Entries with chart source code
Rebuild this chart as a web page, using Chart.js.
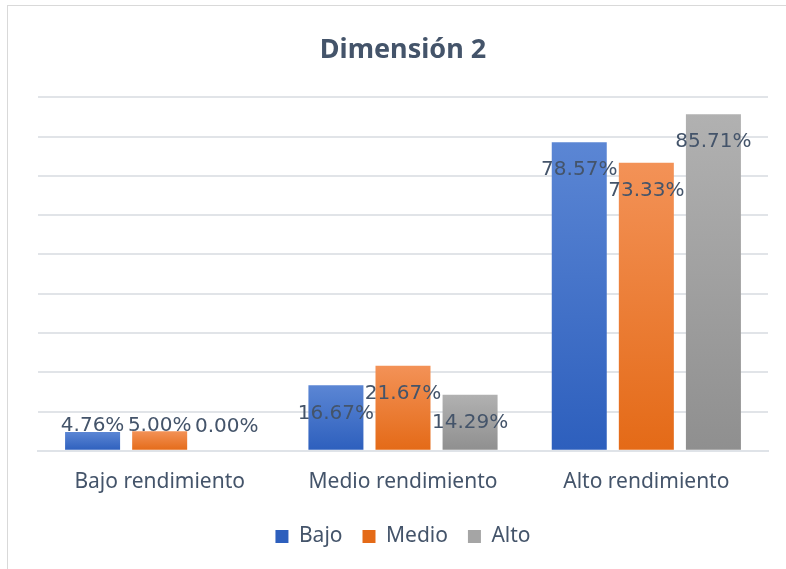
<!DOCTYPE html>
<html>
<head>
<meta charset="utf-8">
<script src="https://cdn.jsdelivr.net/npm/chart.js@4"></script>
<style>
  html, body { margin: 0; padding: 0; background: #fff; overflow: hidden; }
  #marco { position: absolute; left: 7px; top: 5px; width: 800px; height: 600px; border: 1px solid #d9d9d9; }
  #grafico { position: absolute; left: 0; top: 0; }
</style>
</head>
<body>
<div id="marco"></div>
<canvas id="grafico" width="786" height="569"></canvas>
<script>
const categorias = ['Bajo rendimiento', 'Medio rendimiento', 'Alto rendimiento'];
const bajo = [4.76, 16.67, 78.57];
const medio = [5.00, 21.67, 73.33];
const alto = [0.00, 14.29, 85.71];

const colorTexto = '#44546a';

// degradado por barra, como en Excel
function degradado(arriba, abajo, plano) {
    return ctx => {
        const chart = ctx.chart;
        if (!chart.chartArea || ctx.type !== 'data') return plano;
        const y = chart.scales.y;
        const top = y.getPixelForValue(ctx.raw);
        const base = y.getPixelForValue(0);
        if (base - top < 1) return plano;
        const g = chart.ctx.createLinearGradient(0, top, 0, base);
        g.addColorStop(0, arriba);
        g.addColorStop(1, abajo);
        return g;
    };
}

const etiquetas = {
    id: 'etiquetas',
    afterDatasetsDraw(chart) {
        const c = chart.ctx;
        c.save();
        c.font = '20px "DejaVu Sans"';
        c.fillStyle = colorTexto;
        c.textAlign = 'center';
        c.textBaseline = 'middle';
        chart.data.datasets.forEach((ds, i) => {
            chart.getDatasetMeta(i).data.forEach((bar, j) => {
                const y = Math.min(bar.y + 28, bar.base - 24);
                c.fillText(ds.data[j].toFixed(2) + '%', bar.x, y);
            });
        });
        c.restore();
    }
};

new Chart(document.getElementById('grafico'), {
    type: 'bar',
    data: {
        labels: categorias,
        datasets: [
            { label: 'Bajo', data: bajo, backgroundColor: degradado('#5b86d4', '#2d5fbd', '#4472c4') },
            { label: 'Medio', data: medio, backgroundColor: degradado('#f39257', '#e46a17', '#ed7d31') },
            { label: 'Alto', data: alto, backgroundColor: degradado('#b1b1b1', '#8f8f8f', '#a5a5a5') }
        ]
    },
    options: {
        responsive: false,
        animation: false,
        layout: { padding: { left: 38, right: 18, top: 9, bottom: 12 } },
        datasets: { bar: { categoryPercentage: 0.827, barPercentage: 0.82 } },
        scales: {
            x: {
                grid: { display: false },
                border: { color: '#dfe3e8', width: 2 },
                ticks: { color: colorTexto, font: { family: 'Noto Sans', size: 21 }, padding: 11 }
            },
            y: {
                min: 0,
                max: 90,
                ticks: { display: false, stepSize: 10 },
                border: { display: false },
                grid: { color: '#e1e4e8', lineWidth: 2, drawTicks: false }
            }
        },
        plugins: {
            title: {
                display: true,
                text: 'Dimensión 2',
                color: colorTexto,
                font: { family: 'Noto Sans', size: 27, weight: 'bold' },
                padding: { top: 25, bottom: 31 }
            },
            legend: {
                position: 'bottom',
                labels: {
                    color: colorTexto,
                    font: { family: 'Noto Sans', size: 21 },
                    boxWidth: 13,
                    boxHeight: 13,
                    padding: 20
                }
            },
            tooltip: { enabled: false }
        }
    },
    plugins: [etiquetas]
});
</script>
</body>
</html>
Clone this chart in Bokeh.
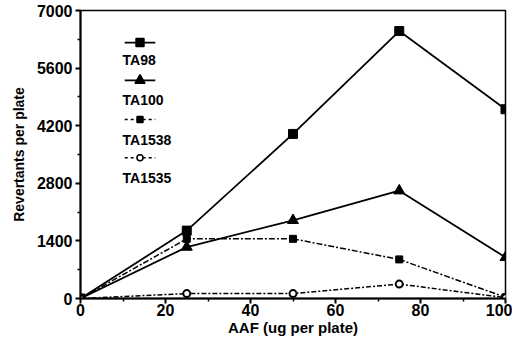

Work to be completed:
Working from the lines above, reproduce the material exactly and exclude its pictures.

Answer to this problem:
Rebuild this chart as a web page, using Chart.js.
<!DOCTYPE html>
<html>
<head>
<meta charset="utf-8">
<script src="https://cdn.jsdelivr.net/npm/chart.js@4"></script>
<style>
  html, body { margin: 0; padding: 0; background: #fff; overflow: hidden; }
  #marco { position: absolute; left: 7px; top: 5px; width: 800px; height: 600px; border: 1px solid #d9d9d9; }
  #grafico { position: absolute; left: 0; top: 0; }
</style>
</head>
<body>
<div id="marco"></div>
<canvas id="grafico" width="786" height="569"></canvas>
<script>
const categorias = ['Bajo rendimiento', 'Medio rendimiento', 'Alto rendimiento'];
const bajo = [4.76, 16.67, 78.57];
const medio = [5.00, 21.67, 73.33];
const alto = [0.00, 14.29, 85.71];

const colorTexto = '#44546a';

// degradado por barra, como en Excel
function degradado(arriba, abajo, plano) {
    return ctx => {
        const chart = ctx.chart;
        if (!chart.chartArea || ctx.type !== 'data') return plano;
        const y = chart.scales.y;
        const top = y.getPixelForValue(ctx.raw);
        const base = y.getPixelForValue(0);
        if (base - top < 1) return plano;
        const g = chart.ctx.createLinearGradient(0, top, 0, base);
        g.addColorStop(0, arriba);
        g.addColorStop(1, abajo);
        return g;
    };
}

const etiquetas = {
    id: 'etiquetas',
    afterDatasetsDraw(chart) {
        const c = chart.ctx;
        c.save();
        c.font = '20px "DejaVu Sans"';
        c.fillStyle = colorTexto;
        c.textAlign = 'center';
        c.textBaseline = 'middle';
        chart.data.datasets.forEach((ds, i) => {
            chart.getDatasetMeta(i).data.forEach((bar, j) => {
                const y = Math.min(bar.y + 28, bar.base - 24);
                c.fillText(ds.data[j].toFixed(2) + '%', bar.x, y);
            });
        });
        c.restore();
    }
};

new Chart(document.getElementById('grafico'), {
    type: 'bar',
    data: {
        labels: categorias,
        datasets: [
            { label: 'Bajo', data: bajo, backgroundColor: degradado('#5b86d4', '#2d5fbd', '#4472c4') },
            { label: 'Medio', data: medio, backgroundColor: degradado('#f39257', '#e46a17', '#ed7d31') },
            { label: 'Alto', data: alto, backgroundColor: degradado('#b1b1b1', '#8f8f8f', '#a5a5a5') }
        ]
    },
    options: {
        responsive: false,
        animation: false,
        layout: { padding: { left: 38, right: 18, top: 9, bottom: 12 } },
        datasets: { bar: { categoryPercentage: 0.827, barPercentage: 0.82 } },
        scales: {
            x: {
                grid: { display: false },
                border: { color: '#dfe3e8', width: 2 },
                ticks: { color: colorTexto, font: { family: 'Noto Sans', size: 21 }, padding: 11 }
            },
            y: {
                min: 0,
                max: 90,
                ticks: { display: false, stepSize: 10 },
                border: { display: false },
                grid: { color: '#e1e4e8', lineWidth: 2, drawTicks: false }
            }
        },
        plugins: {
            title: {
                display: true,
                text: 'Dimensión 2',
                color: colorTexto,
                font: { family: 'Noto Sans', size: 27, weight: 'bold' },
                padding: { top: 25, bottom: 31 }
            },
            legend: {
                position: 'bottom',
                labels: {
                    color: colorTexto,
                    font: { family: 'Noto Sans', size: 21 },
                    boxWidth: 13,
                    boxHeight: 13,
                    padding: 20
                }
            },
            tooltip: { enabled: false }
        }
    },
    plugins: [etiquetas]
});
</script>
</body>
</html>
Clone this chart in Bokeh.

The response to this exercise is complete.